A Bumper Harvest and a Government That Still Can’t Find the Paddock Gate

Opinion Piece | 15 January 2026

Lachlan Hunter MLA

Shadow Minister for Agriculture and Food

Happy New Year. A record grain crop, the biggest in the history books. An extraordinary achievement built on science, sweat, and the uniquely Western Australian ability to look at terrible odds and think, “Yeah, we’ll give it a crack.”

No government press release made it rain. No minister grew the crop. No department harvested it. Farmers, and farmers alone, did.

Which makes it even more impressive that, within about five minutes of the last truck leaving the paddock, the Cook Labor Government was already posing next to it like a proud parent at someone else’s graduation. But before we get too carried away, let’s remember how this summer began.

For many families, Christmas came wrapped in smoke. Communities across the state faced brutal bushfires, and two farmers lost their lives defending their properties. My thoughts and prayers are with the families and communities who knew them.

That is a gut punch. It is also a reminder that in regional WA, courage is often volunteer-based and shows up in a fire truck at 3 am. If you ever want to know who really holds this state together, don’t look for them in Parliament House. Look for them on a fireground.

And while we are rightly celebrating grain growers, it is worth remembering my old man’s rule from the eastern Wheatbelt: never put all your eggs in one basket. Which is good advice in farming, and apparently revolutionary thinking in government.

Because while one part of agriculture is flying, the rest of it is being managed like a three-legged sheep in a dog trial.

Take our sheep farmers. They are currently standing in a queue labelled “transition package,” which is a bit like being told there will be lifeboats, but nobody can tell you who gets a seat.

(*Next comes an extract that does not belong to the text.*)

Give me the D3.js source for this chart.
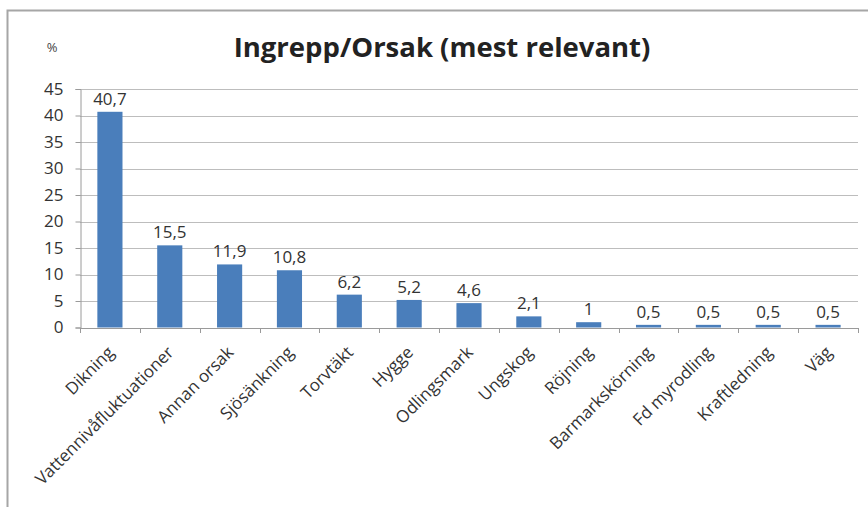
<!DOCTYPE html>
<html>
<head>
<meta charset="utf-8">
<script src="https://cdn.jsdelivr.net/npm/d3@7"></script>
<style>
  html, body { margin: 0; padding: 0; background: #fff; }
  svg { display: block; font-family: "Open Sans", "Noto Sans", sans-serif; }
</style>
</head>
<body>
<svg id="chart" width="868" height="507"></svg>
<script>
// Categories and their share (%)
const categories = ["Dikning", "Vattennivåfluktuationer", "Annan orsak", "Sjösänkning", "Torvtäkt",
  "Hygge", "Odlingsmark", "Ungskog", "Röjning", "Barmarkskörning", "Fd myrodling", "Kraftledning", "Väg"];
const values = [40.7, 15.5, 11.9, 10.8, 6.2, 5.2, 4.6, 2.1, 1, 0.5, 0.5, 0.5, 0.5];
const yTicks = [0, 5, 10, 15, 20, 25, 30, 35, 40, 45];
const titleText = "Ingrepp/Orsak (mest relevant)";
const unitText = "%";

const svg = d3.select("#chart");
const W = 868, H = 507;
const plot = { left: 80, right: 858, top: 89, bottom: 327.5 };

// chart frame (left and top edges)
svg.append("path")
  .attr("d", `M7.5,${H} V10.5 H${W}`)
  .attr("fill", "none").attr("stroke", "#a6a6a6").attr("stroke-width", 2);

const x = d3.scaleBand().domain(categories).range([plot.left, plot.right]).paddingInner(0.58).paddingOuter(0.29);
const y = d3.scaleLinear().domain([0, 45]).range([plot.bottom, plot.top]);

// horizontal gridlines
svg.append("g").selectAll("line").data(yTicks.filter(d => d > 0)).join("line")
  .attr("x1", plot.left).attr("x2", plot.right)
  .attr("y1", d => Math.round(y(d)) + 0.5).attr("y2", d => Math.round(y(d)) + 0.5)
  .attr("stroke", "#bdbdbd").attr("stroke-width", 1);

// y axis
const yAxis = svg.append("g").attr("transform", `translate(${plot.left + 0.5},0)`)
  .call(d3.axisLeft(y).tickValues(yTicks).tickSize(5).tickPadding(12).tickFormat(d3.format("d")));
yAxis.select(".domain").attr("stroke", "#9a9a9a");
yAxis.selectAll(".tick line").attr("stroke", "#9a9a9a");
yAxis.selectAll(".tick text").attr("font-size", 17).attr("fill", "#333").attr("font-family", "Open Sans, sans-serif");

// x axis baseline and category boundary ticks
const step = x.step();
const bounds = d3.range(categories.length + 1).map(i => plot.left + i * step);
svg.append("line").attr("x1", plot.left).attr("x2", plot.right)
  .attr("y1", Math.round(plot.bottom) + 0.5).attr("y2", Math.round(plot.bottom) + 0.5)
  .attr("stroke", "#9a9a9a");
svg.append("g").selectAll("line").data(bounds).join("line")
  .attr("x1", d => Math.round(d) + 0.5).attr("x2", d => Math.round(d) + 0.5)
  .attr("y1", Math.round(plot.bottom)).attr("y2", Math.round(plot.bottom) + 5)
  .attr("stroke", "#9a9a9a");

// bars
svg.append("g").selectAll("rect").data(values).join("rect")
  .attr("x", (d, i) => x(categories[i]))
  .attr("width", x.bandwidth())
  .attr("y", d => y(d))
  .attr("height", d => y(0) - y(d))
  .attr("fill", "#4a7ebb");

// value labels
const fmt = v => String(v).replace(".", ",");
svg.append("g").selectAll("text").data(values).join("text")
  .attr("x", (d, i) => x(categories[i]) + x.bandwidth() / 2)
  .attr("y", d => y(d) - 7)
  .attr("text-anchor", "middle").attr("font-size", 17).attr("fill", "#333")
  .text(d => fmt(d));

// category labels, rotated
svg.append("g").selectAll("text").data(categories).join("text")
  .attr("transform", d => `translate(${x(d) + x.bandwidth() / 2 + 5},${plot.bottom + 26}) rotate(-45)`)
  .attr("text-anchor", "end").attr("font-size", 17).attr("fill", "#333")
  .text(d => d);

// title and unit
svg.append("text").attr("x", 442).attr("y", 57).attr("text-anchor", "middle")
  .attr("font-size", 27.5).attr("font-weight", "bold").attr("fill", "#222")
  .text(titleText);
svg.append("text").attr("x", 52).attr("y", 52).attr("text-anchor", "middle")
  .attr("font-size", 13).attr("fill", "#444").text(unitText);
</script>
</body>
</html>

The Federal Government has shut down the live sheep trade. The State Government assures us it is “working constructively.” So far, that seems to mean watching from a safe distance and hoping nobody asks for the cheque book.

Not one cent of state money has been put on the table for the farmers who are actually being hit by this decision. Apparently, in the Cook Government’s version of federalism, if Canberra breaks it, Perth doesn’t have to help fix it. This is innovative. Also, useless.

Even better, the Agriculture Minister did not meet the person in charge of rolling out the money in WA until the Opposition pointed out that this might be a good idea. If you were running a business like that, the bank would change the locks.

Meanwhile, WA’s cattle producers are discovering that once they hit certain quota thresholds into China, tariffs arrive like a surprise bill at the end of a very long dinner. The impact on prices, confidence and market access is real and immediate.

So, what has the Cook Government done about it? Has The Premier picked up the phone to his federal counterparts and made the case for Western Australia? Has Agriculture Minister Jackie Jarvis demanded that Canberra actively pressure China for a fairer outcome for WA producers? So far,

Minister Jarvis has been missing in action on support, but front and centre whenever there’s another part of the agricultural sector to undermine.

Then there is the broader 2025 highlight reel.

Funding for grower groups cut, because apparently farmer-led research is a luxury. Funding for agricultural shows cut, because regional traditions are optional. A world-class effort to keep polyphagous shot-hole borer out of the state, which somehow ended with it… in the state. And just before Christmas, a demersal fishing ban that managed to leave commercial fishers stranded and recreational fishers suspiciously reassured that everything would be fine, just in time for the next election.

You could not script it. Even the ABC’s Utopia would have rejected it for being too on the nose.

Presiding over all of this is a government that briefly had the Agriculture Minister as Acting Premier while the grown-ups were away. Which does explain a few things. There are school captains who would have run a tighter ship.

The real problem is not that Labor doesn’t like agriculture. It is worse than that. They don’t understand it. To them, it is a photo opportunity with a hat. A backdrop. Something that happens “out there,” while the real business of government is race tracks and rugby teams.

But agriculture is not a prop. It is Western Australia’s second-largest industry. It pays for a lot of the things Perth likes to argue about.

So, what would a grown-up government do?

It would put real money on the table for sheep farmers, instead of hoping the Commonwealth will carry the political pain alone. It would treat biosecurity like the state insurance policy it is, not a line item to be trimmed. It would back farmer-driven research instead of slowly starving it. And it would manage fisheries with a plan, not a panic.

Mostly, it would remember that farmers do not ask for much. Just competence. And the occasional gate that opens. WA agriculture has done what it always does. It has adapted, endured, and delivered.

In 2026, the question is not whether farmers can keep carrying this state. It is whether this government can finally work out where the paddock is.